Merval, o imortal
Na semana passada, o imortal Moacyr Scliar foi substituído na Academia Brasileira de Letras pelo jornalista Merval Pereira - sob protesto dos literatos e da esquerda, e sob os aplausos das Organizações Globo. Nada li do Merval. Do Scliar, li muita coisa. Cheguei a encontrá-lo duas vezes. Na primeira, autografou o meu "O Exército de um Homem Só", segunda edição, acho que de 1974, comprada em um sebo. O imortal mentiu na dedicatória: "Ao Henrique, leitor culto e simpático". Lembro de Scliar caminhando tranquilamente na Bienal do Livro em Curitiba, como um reles mortal. Entrou num stand de literatura francesa e lá ficou, olhando os livros, despercebido. Mas hoje a notícia é o Merval. Convém falar do Merval. Ou, melhor, da Academia. Ora, por que a Academia elegeu o Merval e não o Antônio Torres? O simpático Torres, que na mesma Bienal fez uma oficina de crônica que... Não, não quero falar da Bienal. O que eu queria era ver se no estatuto da ABL havia algo legitimando a eleição do Merval. E há, meus caros, há.
O estatuto assinado por Machado de Assis em 1897, ao que parece, continua em vigor - eu, pelo menos, desconheço qualquer disposição em contrário. O Artigo 1º prevê, entre outras coisas, o Rio de Janeiro como sede da Academia, o que vem sido obedecido. No primeiro parágrafo deste artigo, o estatuto estabelece que a Academia será composta de 40 membros efetivos e perpétuos, dos quais 25, pelo menos, residentes no Rio de Janeiro. Não sei aonde moram todos os imortais, mas sei que alguns deles não moram no Rio de Janeiro. O Sarney, por exemplo, mora em Brasília, no Maranhão, no Amapá, no inconsciente coletivo, em todo lugar, mas que eu saiba não no Rio de Janeiro. Nem o Marco Maciel, senador por Pernambuco. O Carlos Nejar. Alfredo Bosi. Lygia Fagundes Telles. O Suassuna, claro. E certamente outros. Existem 15 vagas para esses estrangeiros. Mas não será preciso solicitar contagem nenhuma: Merval está entre os que moram no Rio de Janeiro.

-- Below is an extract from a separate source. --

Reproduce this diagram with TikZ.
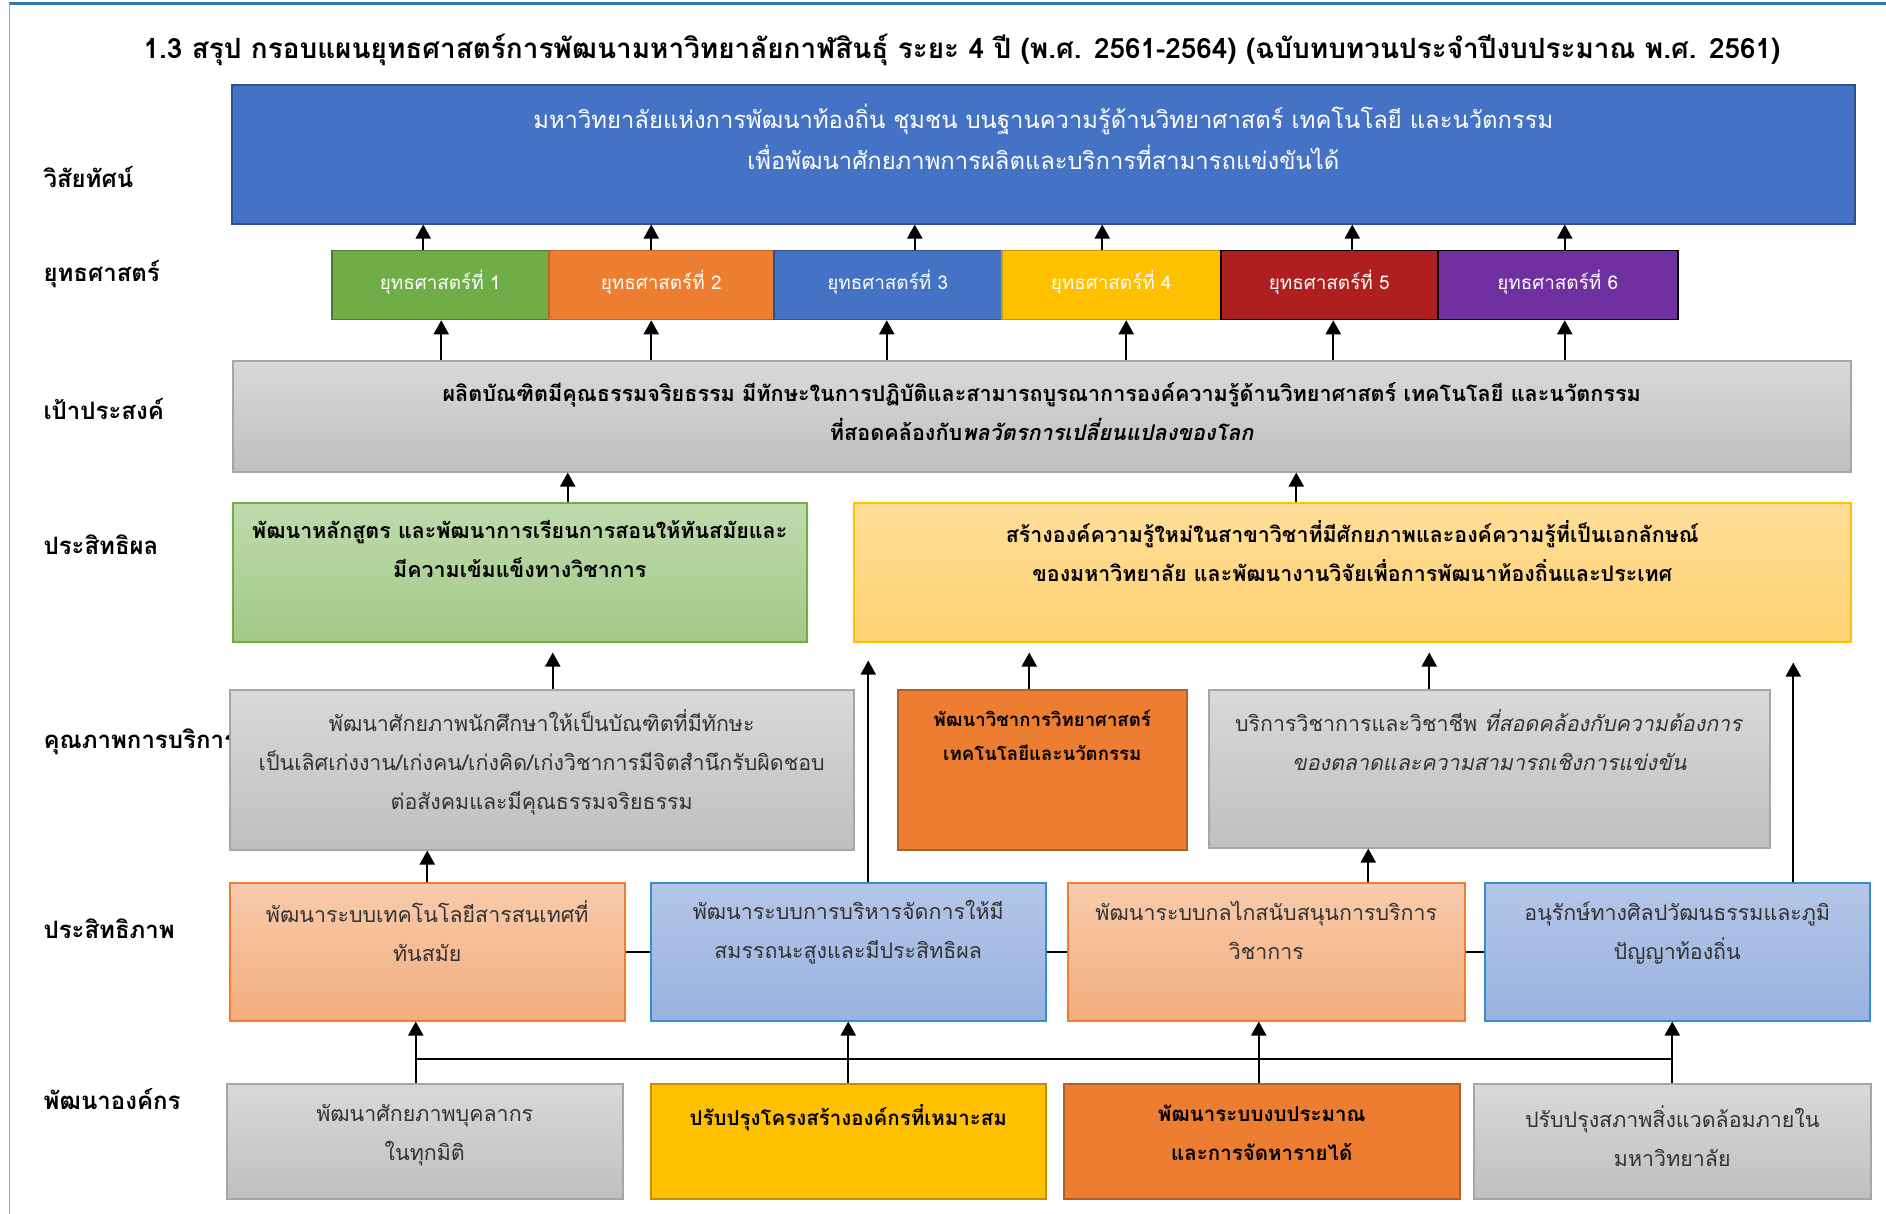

Vejamos os demais critérios para que um autor mereça entrar para a Academia: só podem ser membros efetivos os brasileiros – e Merval é brasileiro - que tenham, em qualquer dos gêneros da literatura, publicado obras de reconhecido mérito ou, fora desses gêneros, livro de valor literário. Isso significa que não precisa ser autor de literatura, mas que deve obrigatoriamente flertar com ela. Talvez Machado pensasse nos cronistas quando aprovou isso. O que ele não aprovou, e ninguém deve ter sugerido, é o que vem a ser reconhecido mérito e, principalmente, valor literário. Reparem que, no caso de não ser gênero literário, dispensa-se o reconhecido mérito. Isso abre uma margem tão grande que o delegado de Riacho Fundo, que recentemente relatou um crime em forma de versos, pode se considerar plenamente capaz de virar um imortal. Quanto mais o Merval.
Isso também significa que não é preciso ter publicado livros. Merval Pereira fez dois, e alguns dirão que foram poucos - e, imagino, sem reconhecido mérito. Mas Merval escreve para o Globo, e isso seria suficiente para torná-lo elegível, desde que encontremos em seus textos aquilo que entendemos como valor literário. E como não há critérios objetivos para definir este valor, estamos sujeitos a todo tipo de interesses influenciando a escolha. A possibilidade dos imortais não serem literatos, seja isso certo ou errado, transformou a literatura em apenas mais uma ala da Academia - e uma das mais fracas, imagino.
De toda forma, Merval é brasileiro, mora no Rio de Janeiro e escreve textos fora dos gêneros da literatura, mas que qualquer um, se assim desejar, pode alegar terem valor literário. A sua posse, portanto é legítima perante o estatuto – um estatuto que, em seu artigo 10º, prevê a possibilidade de uma reforma. Mas aí seria demais. Seria previso revisar Machado de Assis. E isso precisaria partir dos próprios imortais. A Rede Globo foi bastante clara: Merval tem a mesma profissão de Machado de Assis. Diante de tanta semelhança, reforma alguma é necessária.